#### Information shown
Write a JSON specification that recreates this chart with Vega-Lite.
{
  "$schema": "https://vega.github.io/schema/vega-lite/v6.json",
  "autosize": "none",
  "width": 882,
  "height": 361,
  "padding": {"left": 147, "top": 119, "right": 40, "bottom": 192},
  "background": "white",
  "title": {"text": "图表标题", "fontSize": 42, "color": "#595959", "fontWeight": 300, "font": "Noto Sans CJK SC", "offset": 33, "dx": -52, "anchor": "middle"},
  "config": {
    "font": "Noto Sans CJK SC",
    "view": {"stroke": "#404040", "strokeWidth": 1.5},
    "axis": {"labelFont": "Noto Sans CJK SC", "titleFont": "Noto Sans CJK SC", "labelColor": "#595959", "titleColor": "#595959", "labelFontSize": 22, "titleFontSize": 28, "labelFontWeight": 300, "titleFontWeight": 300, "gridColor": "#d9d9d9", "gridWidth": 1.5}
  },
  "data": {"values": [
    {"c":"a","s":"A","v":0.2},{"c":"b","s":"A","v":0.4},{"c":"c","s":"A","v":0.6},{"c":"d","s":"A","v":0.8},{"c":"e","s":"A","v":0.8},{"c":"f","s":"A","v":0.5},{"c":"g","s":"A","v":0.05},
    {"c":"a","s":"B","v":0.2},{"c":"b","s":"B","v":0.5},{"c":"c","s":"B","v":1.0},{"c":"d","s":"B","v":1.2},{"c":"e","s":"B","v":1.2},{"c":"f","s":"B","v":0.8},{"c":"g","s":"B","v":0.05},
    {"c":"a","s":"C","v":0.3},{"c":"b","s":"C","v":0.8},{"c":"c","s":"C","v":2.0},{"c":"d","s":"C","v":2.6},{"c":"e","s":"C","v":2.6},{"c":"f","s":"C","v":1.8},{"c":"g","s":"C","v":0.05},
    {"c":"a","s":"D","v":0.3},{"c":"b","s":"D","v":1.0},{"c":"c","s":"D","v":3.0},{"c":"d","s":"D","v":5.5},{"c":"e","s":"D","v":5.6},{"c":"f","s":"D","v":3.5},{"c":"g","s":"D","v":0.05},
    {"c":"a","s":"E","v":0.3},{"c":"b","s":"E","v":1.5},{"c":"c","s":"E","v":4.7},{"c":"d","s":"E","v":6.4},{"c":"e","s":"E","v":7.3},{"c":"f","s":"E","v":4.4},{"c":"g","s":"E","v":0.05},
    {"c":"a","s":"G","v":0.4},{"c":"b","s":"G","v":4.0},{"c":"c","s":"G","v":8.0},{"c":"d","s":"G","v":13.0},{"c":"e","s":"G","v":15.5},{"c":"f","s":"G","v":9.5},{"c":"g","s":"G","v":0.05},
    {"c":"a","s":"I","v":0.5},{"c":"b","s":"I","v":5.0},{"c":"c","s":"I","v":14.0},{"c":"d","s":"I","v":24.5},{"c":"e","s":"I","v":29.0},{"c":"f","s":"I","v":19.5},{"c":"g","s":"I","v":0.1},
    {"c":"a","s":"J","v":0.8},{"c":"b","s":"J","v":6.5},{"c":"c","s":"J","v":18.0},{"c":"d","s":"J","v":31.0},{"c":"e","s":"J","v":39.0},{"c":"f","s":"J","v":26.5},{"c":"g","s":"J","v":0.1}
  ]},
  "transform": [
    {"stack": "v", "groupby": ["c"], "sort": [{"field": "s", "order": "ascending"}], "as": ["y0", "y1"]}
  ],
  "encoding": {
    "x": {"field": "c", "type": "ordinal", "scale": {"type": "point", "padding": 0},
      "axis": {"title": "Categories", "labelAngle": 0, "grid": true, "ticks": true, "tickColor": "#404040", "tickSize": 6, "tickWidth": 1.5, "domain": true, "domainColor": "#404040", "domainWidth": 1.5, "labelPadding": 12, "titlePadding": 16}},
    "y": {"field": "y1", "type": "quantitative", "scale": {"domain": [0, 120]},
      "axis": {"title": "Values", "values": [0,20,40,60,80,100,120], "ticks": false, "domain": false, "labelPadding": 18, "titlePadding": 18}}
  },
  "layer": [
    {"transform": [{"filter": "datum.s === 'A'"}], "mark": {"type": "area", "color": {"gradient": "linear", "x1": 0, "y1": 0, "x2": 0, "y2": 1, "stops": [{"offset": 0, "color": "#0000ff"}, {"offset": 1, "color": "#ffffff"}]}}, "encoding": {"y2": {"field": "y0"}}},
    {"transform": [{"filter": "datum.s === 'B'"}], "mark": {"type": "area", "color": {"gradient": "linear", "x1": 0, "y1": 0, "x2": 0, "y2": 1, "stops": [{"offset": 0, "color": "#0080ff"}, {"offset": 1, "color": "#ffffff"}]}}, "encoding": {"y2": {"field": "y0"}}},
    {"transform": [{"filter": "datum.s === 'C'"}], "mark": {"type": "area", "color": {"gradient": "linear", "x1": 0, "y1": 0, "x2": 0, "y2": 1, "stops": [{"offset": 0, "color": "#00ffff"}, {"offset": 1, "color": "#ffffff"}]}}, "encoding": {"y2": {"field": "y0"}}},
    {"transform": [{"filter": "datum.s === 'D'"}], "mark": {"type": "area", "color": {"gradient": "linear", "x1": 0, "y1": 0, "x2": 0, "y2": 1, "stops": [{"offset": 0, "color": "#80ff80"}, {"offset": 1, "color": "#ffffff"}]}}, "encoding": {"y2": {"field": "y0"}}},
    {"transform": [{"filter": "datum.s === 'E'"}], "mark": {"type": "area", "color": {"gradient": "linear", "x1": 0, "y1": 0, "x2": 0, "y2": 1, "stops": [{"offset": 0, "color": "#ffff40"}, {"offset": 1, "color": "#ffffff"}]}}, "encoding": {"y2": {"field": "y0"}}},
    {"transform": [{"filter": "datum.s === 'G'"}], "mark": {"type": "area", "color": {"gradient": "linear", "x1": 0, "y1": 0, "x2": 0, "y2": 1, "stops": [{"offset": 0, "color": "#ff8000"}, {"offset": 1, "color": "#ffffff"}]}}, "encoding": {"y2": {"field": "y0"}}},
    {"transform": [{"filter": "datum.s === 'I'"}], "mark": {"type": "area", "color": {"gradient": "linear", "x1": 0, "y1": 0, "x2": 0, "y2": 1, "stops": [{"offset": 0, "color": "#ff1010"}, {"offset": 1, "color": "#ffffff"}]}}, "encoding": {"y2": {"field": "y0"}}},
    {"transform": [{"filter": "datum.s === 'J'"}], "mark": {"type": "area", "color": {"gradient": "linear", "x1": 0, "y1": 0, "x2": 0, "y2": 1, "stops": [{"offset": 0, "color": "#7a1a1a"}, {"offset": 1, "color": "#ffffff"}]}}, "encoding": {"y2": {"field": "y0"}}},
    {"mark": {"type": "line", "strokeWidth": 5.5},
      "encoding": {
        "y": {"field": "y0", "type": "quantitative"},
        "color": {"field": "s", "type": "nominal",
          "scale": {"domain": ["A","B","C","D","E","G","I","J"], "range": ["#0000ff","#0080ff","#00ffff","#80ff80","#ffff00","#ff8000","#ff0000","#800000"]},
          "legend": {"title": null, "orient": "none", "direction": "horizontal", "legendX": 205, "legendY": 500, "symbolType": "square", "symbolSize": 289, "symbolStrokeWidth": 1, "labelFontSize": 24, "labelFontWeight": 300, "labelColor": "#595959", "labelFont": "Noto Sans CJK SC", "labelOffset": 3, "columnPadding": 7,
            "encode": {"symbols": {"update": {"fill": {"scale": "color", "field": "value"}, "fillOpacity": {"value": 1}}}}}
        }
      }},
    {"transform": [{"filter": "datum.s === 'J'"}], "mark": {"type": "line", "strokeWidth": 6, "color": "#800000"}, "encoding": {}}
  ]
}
########
#### Information shown
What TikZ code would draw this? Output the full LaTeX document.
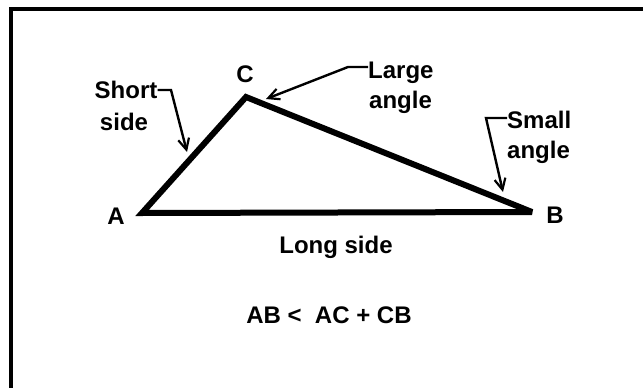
########
#### Information shown
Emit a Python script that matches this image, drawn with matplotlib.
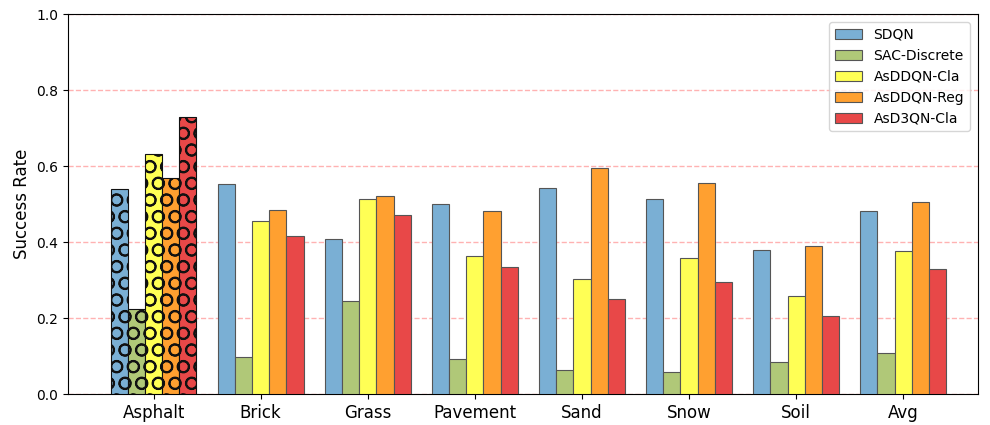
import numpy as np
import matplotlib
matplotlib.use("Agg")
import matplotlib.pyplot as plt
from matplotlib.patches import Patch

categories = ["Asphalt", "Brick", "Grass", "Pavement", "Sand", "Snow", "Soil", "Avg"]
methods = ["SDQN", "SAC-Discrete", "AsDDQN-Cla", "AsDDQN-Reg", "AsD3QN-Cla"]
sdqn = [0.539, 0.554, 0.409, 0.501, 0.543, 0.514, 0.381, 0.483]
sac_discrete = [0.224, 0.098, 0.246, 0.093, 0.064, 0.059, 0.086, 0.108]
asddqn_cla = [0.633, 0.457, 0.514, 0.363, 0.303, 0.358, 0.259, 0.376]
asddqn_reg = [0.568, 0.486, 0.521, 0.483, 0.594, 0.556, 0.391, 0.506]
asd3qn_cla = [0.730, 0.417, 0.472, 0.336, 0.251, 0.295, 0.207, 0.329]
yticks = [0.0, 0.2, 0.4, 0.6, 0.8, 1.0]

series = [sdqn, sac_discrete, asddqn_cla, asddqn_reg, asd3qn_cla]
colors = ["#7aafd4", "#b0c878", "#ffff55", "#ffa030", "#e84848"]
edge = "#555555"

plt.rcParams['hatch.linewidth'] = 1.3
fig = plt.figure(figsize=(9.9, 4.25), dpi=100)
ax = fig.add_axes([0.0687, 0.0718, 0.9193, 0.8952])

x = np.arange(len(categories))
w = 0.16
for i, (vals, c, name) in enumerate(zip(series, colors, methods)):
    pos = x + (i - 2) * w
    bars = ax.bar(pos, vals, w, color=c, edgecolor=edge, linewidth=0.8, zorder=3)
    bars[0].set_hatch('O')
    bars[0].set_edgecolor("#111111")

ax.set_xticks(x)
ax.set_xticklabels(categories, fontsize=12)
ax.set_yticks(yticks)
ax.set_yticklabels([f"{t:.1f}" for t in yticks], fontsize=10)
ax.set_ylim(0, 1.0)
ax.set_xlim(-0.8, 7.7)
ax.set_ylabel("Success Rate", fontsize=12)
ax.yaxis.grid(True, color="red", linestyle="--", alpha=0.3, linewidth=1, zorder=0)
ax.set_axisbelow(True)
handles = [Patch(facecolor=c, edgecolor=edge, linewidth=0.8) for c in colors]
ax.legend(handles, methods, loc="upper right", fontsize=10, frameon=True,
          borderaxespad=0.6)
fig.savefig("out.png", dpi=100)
########
Set task => Pictures stay out: repeat exactly only the lines from the one with "Emit a Python" through the one with "ax = fig.add_axes([0.0687, 0.0718, 0.9193, 0.8952])".

Full response =>
Emit a Python script that matches this image, drawn with matplotlib.
import numpy as np
import matplotlib
matplotlib.use("Agg")
import matplotlib.pyplot as plt
from matplotlib.patches import Patch

categories = ["Asphalt", "Brick", "Grass", "Pavement", "Sand", "Snow", "Soil", "Avg"]
methods = ["SDQN", "SAC-Discrete", "AsDDQN-Cla", "AsDDQN-Reg", "AsD3QN-Cla"]
sdqn = [0.539, 0.554, 0.409, 0.501, 0.543, 0.514, 0.381, 0.483]
sac_discrete = [0.224, 0.098, 0.246, 0.093, 0.064, 0.059, 0.086, 0.108]
asddqn_cla = [0.633, 0.457, 0.514, 0.363, 0.303, 0.358, 0.259, 0.376]
asddqn_reg = [0.568, 0.486, 0.521, 0.483, 0.594, 0.556, 0.391, 0.506]
asd3qn_cla = [0.730, 0.417, 0.472, 0.336, 0.251, 0.295, 0.207, 0.329]
yticks = [0.0, 0.2, 0.4, 0.6, 0.8, 1.0]

series = [sdqn, sac_discrete, asddqn_cla, asddqn_reg, asd3qn_cla]
colors = ["#7aafd4", "#b0c878", "#ffff55", "#ffa030", "#e84848"]
edge = "#555555"

plt.rcParams['hatch.linewidth'] = 1.3
fig = plt.figure(figsize=(9.9, 4.25), dpi=100)
ax = fig.add_axes([0.0687, 0.0718, 0.9193, 0.8952])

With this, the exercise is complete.